Exercise instructions => Identify the lines that contain the word "this", then copy them.

Records provided =>
──────

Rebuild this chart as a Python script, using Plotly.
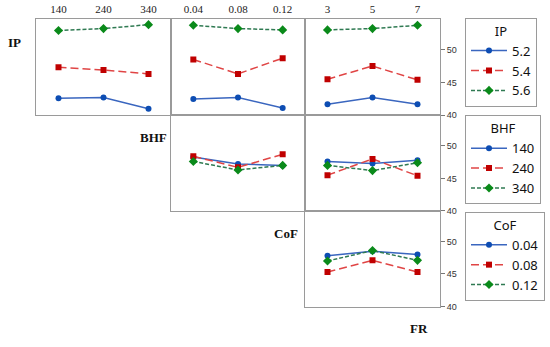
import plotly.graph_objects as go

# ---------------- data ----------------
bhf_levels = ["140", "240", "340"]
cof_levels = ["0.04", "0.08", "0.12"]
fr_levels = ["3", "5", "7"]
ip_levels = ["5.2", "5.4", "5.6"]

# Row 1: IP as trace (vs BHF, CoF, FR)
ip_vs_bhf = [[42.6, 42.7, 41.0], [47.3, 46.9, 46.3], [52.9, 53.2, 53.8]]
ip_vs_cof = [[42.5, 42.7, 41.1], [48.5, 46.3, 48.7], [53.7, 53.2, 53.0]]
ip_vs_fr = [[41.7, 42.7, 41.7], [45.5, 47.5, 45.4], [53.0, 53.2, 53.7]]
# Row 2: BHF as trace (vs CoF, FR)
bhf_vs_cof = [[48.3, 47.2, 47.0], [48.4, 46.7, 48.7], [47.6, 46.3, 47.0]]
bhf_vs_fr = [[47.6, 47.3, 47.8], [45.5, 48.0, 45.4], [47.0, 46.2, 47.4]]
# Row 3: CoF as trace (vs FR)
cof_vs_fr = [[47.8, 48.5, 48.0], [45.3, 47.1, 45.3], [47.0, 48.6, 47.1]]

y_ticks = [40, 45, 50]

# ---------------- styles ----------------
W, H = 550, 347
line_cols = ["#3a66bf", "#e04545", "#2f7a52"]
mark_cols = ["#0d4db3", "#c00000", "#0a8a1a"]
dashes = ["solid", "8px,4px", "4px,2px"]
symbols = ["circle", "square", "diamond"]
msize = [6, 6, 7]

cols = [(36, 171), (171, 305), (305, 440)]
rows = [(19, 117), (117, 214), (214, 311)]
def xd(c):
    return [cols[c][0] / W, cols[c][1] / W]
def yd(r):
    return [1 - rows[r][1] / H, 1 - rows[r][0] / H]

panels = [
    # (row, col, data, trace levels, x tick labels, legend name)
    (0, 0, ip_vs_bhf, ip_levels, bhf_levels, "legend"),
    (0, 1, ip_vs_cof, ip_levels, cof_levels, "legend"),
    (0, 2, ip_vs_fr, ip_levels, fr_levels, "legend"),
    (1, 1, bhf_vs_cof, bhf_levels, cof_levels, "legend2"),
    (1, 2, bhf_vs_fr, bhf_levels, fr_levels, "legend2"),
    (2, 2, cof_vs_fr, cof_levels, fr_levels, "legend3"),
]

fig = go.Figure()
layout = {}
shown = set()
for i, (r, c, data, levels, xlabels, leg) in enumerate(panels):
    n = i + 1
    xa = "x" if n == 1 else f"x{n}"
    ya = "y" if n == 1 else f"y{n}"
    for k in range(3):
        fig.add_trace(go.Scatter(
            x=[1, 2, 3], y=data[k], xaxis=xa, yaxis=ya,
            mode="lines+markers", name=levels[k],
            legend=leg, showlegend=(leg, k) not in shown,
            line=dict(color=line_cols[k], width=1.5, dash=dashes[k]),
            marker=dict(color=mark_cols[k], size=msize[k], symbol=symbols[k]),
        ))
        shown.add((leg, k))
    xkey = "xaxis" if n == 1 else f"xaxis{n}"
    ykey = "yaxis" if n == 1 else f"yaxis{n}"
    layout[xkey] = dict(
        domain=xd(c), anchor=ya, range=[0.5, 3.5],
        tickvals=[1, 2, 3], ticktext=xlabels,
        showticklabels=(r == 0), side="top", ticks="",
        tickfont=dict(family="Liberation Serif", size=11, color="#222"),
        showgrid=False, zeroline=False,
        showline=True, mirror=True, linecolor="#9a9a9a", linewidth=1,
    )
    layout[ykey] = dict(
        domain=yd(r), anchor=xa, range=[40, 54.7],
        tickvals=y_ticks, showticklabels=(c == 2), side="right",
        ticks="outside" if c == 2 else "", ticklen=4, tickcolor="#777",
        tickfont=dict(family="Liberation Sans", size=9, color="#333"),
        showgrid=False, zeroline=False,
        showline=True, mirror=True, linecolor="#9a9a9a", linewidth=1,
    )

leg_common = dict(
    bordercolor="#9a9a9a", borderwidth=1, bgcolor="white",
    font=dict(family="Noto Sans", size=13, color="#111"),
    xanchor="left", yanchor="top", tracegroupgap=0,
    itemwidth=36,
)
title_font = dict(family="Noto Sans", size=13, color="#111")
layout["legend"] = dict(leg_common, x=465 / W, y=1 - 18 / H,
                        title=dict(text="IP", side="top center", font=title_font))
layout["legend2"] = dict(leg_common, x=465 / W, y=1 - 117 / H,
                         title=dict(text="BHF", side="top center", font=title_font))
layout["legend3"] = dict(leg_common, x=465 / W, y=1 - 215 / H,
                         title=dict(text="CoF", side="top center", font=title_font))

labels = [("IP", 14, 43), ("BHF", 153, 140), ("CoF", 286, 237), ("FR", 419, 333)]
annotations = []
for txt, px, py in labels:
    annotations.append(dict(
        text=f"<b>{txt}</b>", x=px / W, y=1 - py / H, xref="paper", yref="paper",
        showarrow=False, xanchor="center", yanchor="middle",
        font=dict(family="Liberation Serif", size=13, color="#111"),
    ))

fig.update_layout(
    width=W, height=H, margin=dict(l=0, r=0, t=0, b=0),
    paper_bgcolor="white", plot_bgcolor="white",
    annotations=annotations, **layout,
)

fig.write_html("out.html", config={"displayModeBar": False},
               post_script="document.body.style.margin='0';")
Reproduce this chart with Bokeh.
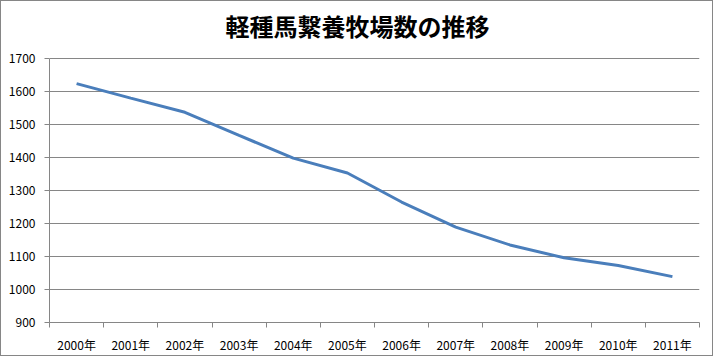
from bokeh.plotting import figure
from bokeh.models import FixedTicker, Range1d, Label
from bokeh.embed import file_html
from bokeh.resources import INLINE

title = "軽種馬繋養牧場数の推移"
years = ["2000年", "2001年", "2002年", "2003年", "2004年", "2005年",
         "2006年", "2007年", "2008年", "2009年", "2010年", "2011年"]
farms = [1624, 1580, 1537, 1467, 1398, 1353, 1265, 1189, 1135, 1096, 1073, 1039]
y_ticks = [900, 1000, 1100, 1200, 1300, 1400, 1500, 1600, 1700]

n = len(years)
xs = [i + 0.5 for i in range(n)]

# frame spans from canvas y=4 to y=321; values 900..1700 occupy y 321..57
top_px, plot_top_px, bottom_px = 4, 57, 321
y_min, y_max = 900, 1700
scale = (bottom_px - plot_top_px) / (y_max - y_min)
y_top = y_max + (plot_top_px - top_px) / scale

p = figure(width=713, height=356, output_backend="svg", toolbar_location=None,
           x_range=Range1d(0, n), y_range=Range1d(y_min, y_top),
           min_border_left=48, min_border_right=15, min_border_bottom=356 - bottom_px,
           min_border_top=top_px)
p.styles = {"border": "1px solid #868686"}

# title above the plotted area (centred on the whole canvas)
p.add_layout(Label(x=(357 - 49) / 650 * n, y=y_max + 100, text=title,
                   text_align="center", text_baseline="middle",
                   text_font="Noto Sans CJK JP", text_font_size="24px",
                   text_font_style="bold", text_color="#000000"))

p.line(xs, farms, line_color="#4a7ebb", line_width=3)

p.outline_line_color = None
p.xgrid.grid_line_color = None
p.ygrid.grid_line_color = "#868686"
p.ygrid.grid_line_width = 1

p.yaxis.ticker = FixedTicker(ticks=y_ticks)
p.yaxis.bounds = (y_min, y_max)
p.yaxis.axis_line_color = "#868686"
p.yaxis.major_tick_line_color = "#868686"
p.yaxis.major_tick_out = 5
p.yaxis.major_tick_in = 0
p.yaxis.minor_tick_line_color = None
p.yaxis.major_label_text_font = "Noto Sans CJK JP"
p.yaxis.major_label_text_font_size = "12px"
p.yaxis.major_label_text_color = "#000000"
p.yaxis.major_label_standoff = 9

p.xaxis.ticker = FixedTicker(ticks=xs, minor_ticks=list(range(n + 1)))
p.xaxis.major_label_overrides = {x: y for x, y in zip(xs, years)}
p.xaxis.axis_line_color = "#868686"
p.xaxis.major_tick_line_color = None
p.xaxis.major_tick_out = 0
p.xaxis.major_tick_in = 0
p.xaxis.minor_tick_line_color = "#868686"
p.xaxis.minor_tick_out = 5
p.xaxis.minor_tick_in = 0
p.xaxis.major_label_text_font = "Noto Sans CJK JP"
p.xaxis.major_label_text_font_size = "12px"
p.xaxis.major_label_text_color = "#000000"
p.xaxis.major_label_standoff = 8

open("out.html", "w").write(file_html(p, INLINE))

──────

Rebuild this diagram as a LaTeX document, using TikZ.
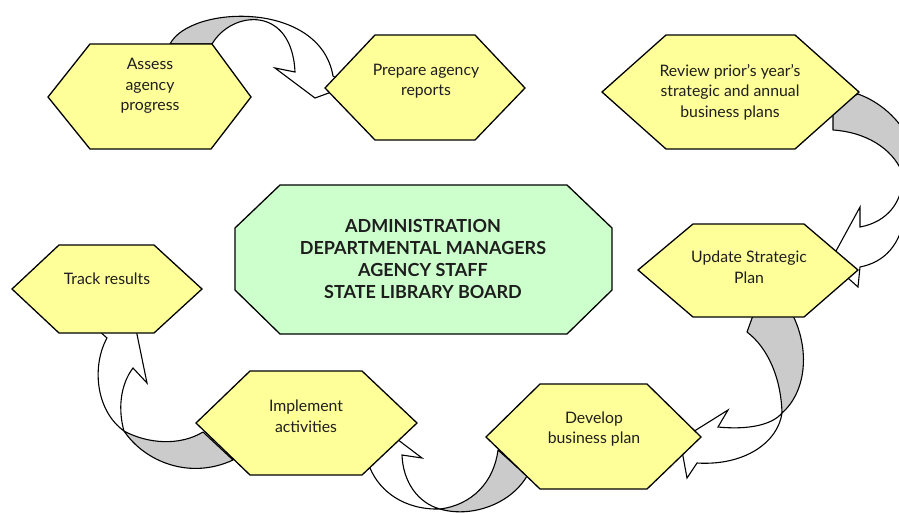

──────

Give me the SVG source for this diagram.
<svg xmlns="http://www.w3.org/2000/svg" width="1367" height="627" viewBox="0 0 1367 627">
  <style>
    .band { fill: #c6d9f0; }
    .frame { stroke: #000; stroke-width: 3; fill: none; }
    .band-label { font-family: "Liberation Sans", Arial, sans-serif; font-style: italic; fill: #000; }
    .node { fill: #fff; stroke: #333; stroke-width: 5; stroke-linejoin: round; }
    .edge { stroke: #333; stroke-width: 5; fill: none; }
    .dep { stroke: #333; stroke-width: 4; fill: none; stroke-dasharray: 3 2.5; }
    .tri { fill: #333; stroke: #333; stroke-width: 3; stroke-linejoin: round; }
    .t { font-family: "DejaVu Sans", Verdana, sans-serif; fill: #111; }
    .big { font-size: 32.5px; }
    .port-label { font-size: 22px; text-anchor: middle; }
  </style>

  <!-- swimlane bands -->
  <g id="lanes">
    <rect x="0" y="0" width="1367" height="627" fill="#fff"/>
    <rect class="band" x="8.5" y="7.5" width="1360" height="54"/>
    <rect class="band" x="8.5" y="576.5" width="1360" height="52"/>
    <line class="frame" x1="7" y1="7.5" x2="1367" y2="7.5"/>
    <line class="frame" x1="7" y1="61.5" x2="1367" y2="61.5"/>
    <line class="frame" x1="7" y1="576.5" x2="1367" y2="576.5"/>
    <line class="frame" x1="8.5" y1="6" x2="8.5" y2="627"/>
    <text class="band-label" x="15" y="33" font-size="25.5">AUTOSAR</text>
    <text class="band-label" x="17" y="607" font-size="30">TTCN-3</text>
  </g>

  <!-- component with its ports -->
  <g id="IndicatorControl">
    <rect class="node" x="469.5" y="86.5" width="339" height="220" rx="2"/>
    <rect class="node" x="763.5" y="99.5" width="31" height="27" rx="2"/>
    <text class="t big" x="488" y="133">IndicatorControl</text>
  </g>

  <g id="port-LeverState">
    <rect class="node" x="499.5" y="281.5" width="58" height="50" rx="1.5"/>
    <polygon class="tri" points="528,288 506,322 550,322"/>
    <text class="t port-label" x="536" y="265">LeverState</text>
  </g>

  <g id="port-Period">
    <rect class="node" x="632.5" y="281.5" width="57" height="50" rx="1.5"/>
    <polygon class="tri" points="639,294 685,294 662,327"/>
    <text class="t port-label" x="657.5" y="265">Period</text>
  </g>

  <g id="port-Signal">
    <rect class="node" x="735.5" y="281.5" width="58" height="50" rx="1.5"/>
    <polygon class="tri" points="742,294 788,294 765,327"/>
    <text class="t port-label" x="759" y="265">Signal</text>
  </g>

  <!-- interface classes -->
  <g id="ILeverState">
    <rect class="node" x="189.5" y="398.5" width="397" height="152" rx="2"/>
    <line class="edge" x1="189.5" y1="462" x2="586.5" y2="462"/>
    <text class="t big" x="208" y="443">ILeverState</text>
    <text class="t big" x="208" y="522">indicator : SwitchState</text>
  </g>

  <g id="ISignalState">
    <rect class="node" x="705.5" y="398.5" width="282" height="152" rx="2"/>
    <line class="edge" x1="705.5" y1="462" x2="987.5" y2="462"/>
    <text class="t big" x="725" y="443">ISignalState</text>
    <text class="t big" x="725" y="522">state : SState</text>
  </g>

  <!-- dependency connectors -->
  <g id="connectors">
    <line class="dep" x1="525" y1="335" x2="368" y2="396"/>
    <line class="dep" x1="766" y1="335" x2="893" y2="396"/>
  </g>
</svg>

──────

The completed task =>
Rebuild this chart as a Python script, using Plotly.
Reproduce this chart with Bokeh.
Rebuild this diagram as a LaTeX document, using TikZ.
Give me the SVG source for this diagram.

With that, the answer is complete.